» GIVEN INSTRUCTION
Extract, in full, the lines below, beginning at the first and ending with the line that contains "0, -25, -48];". Pictures do not belong in the copy.

» DATA EXTRACT
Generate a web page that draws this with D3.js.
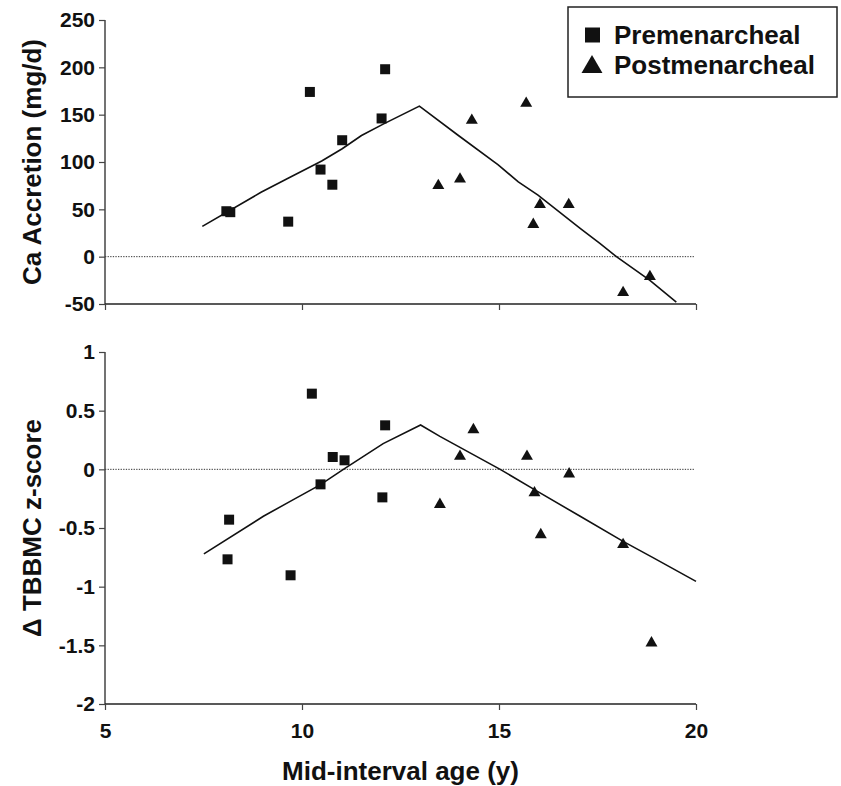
<!DOCTYPE html>
<html>
<head>
<meta charset="utf-8">
<script src="https://cdn.jsdelivr.net/npm/d3@7"></script>
<style>
  body { margin: 0; background: #fff; }
  svg { display: block; font-family: "Liberation Sans", Arial, sans-serif; }
  svg text { font-family: "Liberation Sans", Arial, sans-serif !important; font-weight: 700 !important; }
</style>
</head>
<body>
<svg id="chart" width="841" height="786"></svg>
<script>
// ---- Data ----
const xTicks = [5, 10, 15, 20];
const caTicks = [-50, 0, 50, 100, 150, 200, 250];
const zTicks = [-2, -1.5, -1, -0.5, 0, 0.5, 1];

// Top panel: Ca accretion (mg/d)
const caPreAge = [8.08, 8.18, 9.65, 10.2, 10.47, 10.77, 11.02, 12.02, 12.11];
const caPreVal = [48, 47, 37, 174, 92, 76, 123, 146, 198];
const caPostAge = [13.46, 14.01, 14.31, 15.69, 15.87, 16.04, 16.77, 18.15, 18.83];
const caPostVal = [75, 82, 144, 162, 34, 55, 55, -38, -21];
const caFitAge = [7.47, 8.96, 9.61, 10.5, 11.02, 11.51, 12.06, 12.98, 13.97, 14.98, 15.49, 15.99, 17.06, 17.56, 17.98, 18.83, 19.5];
const caFitVal = [32, 68, 82, 101, 114, 128, 140, 159, 128, 97, 79, 65, 30, 14, 0, -25, -48];

// Bottom panel: Δ TBBMC z-score
const zPreAge = [10.25, 12.11, 10.78, 11.08, 10.47, 12.04, 8.15, 8.11, 9.71];
const zPreVal = [0.645, 0.375, 0.105, 0.077, -0.128, -0.239, -0.429, -0.767, -0.903];
const zPostAge = [14.35, 14.01, 15.71, 16.78, 15.9, 13.5, 16.06, 18.15, 18.87];
const zPostVal = [0.338, 0.111, 0.111, -0.04, -0.2, -0.3, -0.557, -0.642, -1.48];
const zFitAge = [7.51, 9.02, 9.7, 10.47, 11.05, 12.06, 13.01, 13.5, 15.03, 15.9, 17.06, 18.15, 18.92, 20.0];
const zFitVal = [-0.721, -0.4, -0.273, -0.13, 0.0, 0.219, 0.378, 0.281, 0.0, -0.173, -0.4, -0.614, -0.755, -0.955];

const legendLabels = ["Premenarcheal", "Postmenarcheal"];

// ---- Layout ----
const svg = d3.select("#chart");
const x = d3.scaleLinear().domain([5, 20]).range([105, 696]);
const yTop = d3.scaleLinear().domain([-50, 250]).range([304, 20]);
const yBot = d3.scaleLinear().domain([-2, 1]).range([704, 352]);

const axisColor = "#444";
const sq = d3.symbol().type(d3.symbolSquare).size(100);
const tri = d3.symbol().type(d3.symbolTriangle).size(62);
const fmtHyphen = d => String(d).replace("\u2212", "-");

function panel(y, yTickVals, preA, preV, postA, postV, fitA, fitV, showXLabels) {
  const g = svg.append("g");
  // zero dotted line
  g.append("line")
    .attr("x1", x(5)).attr("x2", x(20) - 2)
    .attr("y1", y(0)).attr("y2", y(0))
    .attr("stroke", "#333").attr("stroke-width", 1)
    .attr("stroke-dasharray", "1.3,1.3");

  // y axis
  const ya = g.append("g").attr("transform", `translate(${x(5)},0)`)
    .call(d3.axisLeft(y).tickValues(yTickVals).tickSize(6).tickPadding(4).tickFormat(fmtHyphen));
  ya.attr("font-size", null).attr("font-family", null);
  ya.select(".domain").attr("stroke", axisColor).attr("stroke-width", 1.5).attr("d", `M0,${y.range()[1]}V${y.range()[0]}`);
  ya.selectAll(".tick line").attr("stroke", axisColor).attr("stroke-width", 1.2);
  ya.selectAll(".tick text").style("font-size", "21px").attr("fill", "#111");

  // x axis
  const xa = g.append("g").attr("transform", `translate(0,${y.range()[0]})`)
    .call(d3.axisBottom(x).tickValues(xTicks).tickSize(6).tickPadding(13).tickFormat(showXLabels ? fmtHyphen : () => ""));
  xa.attr("font-size", null).attr("font-family", null);
  xa.select(".domain").attr("stroke", "#222").attr("stroke-width", 1.5).attr("d", `M${x(5)},0H${x(20)}`);
  xa.selectAll(".tick line").attr("stroke", axisColor).attr("stroke-width", 1.2);
  xa.selectAll(".tick text").style("font-size", "21px").attr("fill", "#111");

  // fit line
  const fit = fitA.map((a, i) => [a, fitV[i]]);
  g.append("path").datum(fit)
    .attr("fill", "none").attr("stroke", "#111").attr("stroke-width", 1.6)
    .attr("d", d3.line().x(d => x(d[0])).y(d => y(d[1])));

  // premenarcheal squares
  g.selectAll(".pre").data(preA.map((a, i) => [a, preV[i]])).join("path")
    .attr("class", "pre")
    .attr("transform", d => `translate(${x(d[0])},${y(d[1])})`)
    .attr("d", sq).attr("fill", "#111");

  // postmenarcheal triangles
  g.selectAll(".post").data(postA.map((a, i) => [a, postV[i]])).join("path")
    .attr("class", "post")
    .attr("transform", d => `translate(${x(d[0])},${y(d[1])})`)
    .attr("d", tri).attr("fill", "#111");
}

panel(yTop, caTicks, caPreAge, caPreVal, caPostAge, caPostVal, caFitAge, caFitVal, false);
panel(yBot, zTicks, zPreAge, zPreVal, zPostAge, zPostVal, zFitAge, zFitVal, true);

// Axis titles
svg.append("text")
  .attr("transform", `translate(41,${(yTop.range()[0] + yTop.range()[1]) / 2}) rotate(-90)`)
  .attr("text-anchor", "middle")
  .style("font-size", "26px").attr("fill", "#111")
  .text("Ca Accretion (mg/d)");

svg.append("text")
  .attr("transform", `translate(41,${(yBot.range()[0] + yBot.range()[1]) / 2}) rotate(-90)`)
  .attr("text-anchor", "middle")
  .style("font-size", "26px").attr("fill", "#111")
  .text("\u0394 TBBMC z-score");

svg.append("text")
  .attr("x", (x(5) + x(20)) / 2).attr("y", 780)
  .attr("text-anchor", "middle")
  .style("font-size", "26px").attr("fill", "#111")
  .text("Mid-interval age (y)");

// Legend
const lg = svg.append("g");
lg.append("rect").attr("x", 568).attr("y", 7).attr("width", 269).attr("height", 90)
  .attr("fill", "#fff").attr("stroke", "#222").attr("stroke-width", 1.5);
lg.append("path").attr("transform", "translate(592.5,35)")
  .attr("d", d3.symbol().type(d3.symbolSquare).size(225)).attr("fill", "#111");
lg.append("path").attr("transform", "translate(592,67)")
  .attr("d", d3.symbol().type(d3.symbolTriangle).size(190)).attr("fill", "#111");
lg.selectAll(".lt").data(legendLabels).join("text")
  .attr("class", "lt")
  .attr("x", 614).attr("y", (d, i) => 44 + i * 30)
  .style("font-size", "26px").attr("fill", "#111")
  .text(d => d);
</script>
</body>
</html>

» EXPECTED OUTPUT
Generate a web page that draws this with D3.js.
<!DOCTYPE html>
<html>
<head>
<meta charset="utf-8">
<script src="https://cdn.jsdelivr.net/npm/d3@7"></script>
<style>
  body { margin: 0; background: #fff; }
  svg { display: block; font-family: "Liberation Sans", Arial, sans-serif; }
  svg text { font-family: "Liberation Sans", Arial, sans-serif !important; font-weight: 700 !important; }
</style>
</head>
<body>
<svg id="chart" width="841" height="786"></svg>
<script>
// ---- Data ----
const xTicks = [5, 10, 15, 20];
const caTicks = [-50, 0, 50, 100, 150, 200, 250];
const zTicks = [-2, -1.5, -1, -0.5, 0, 0.5, 1];

// Top panel: Ca accretion (mg/d)
const caPreAge = [8.08, 8.18, 9.65, 10.2, 10.47, 10.77, 11.02, 12.02, 12.11];
const caPreVal = [48, 47, 37, 174, 92, 76, 123, 146, 198];
const caPostAge = [13.46, 14.01, 14.31, 15.69, 15.87, 16.04, 16.77, 18.15, 18.83];
const caPostVal = [75, 82, 144, 162, 34, 55, 55, -38, -21];
const caFitAge = [7.47, 8.96, 9.61, 10.5, 11.02, 11.51, 12.06, 12.98, 13.97, 14.98, 15.49, 15.99, 17.06, 17.56, 17.98, 18.83, 19.5];
const caFitVal = [32, 68, 82, 101, 114, 128, 140, 159, 128, 97, 79, 65, 30, 14, 0, -25, -48];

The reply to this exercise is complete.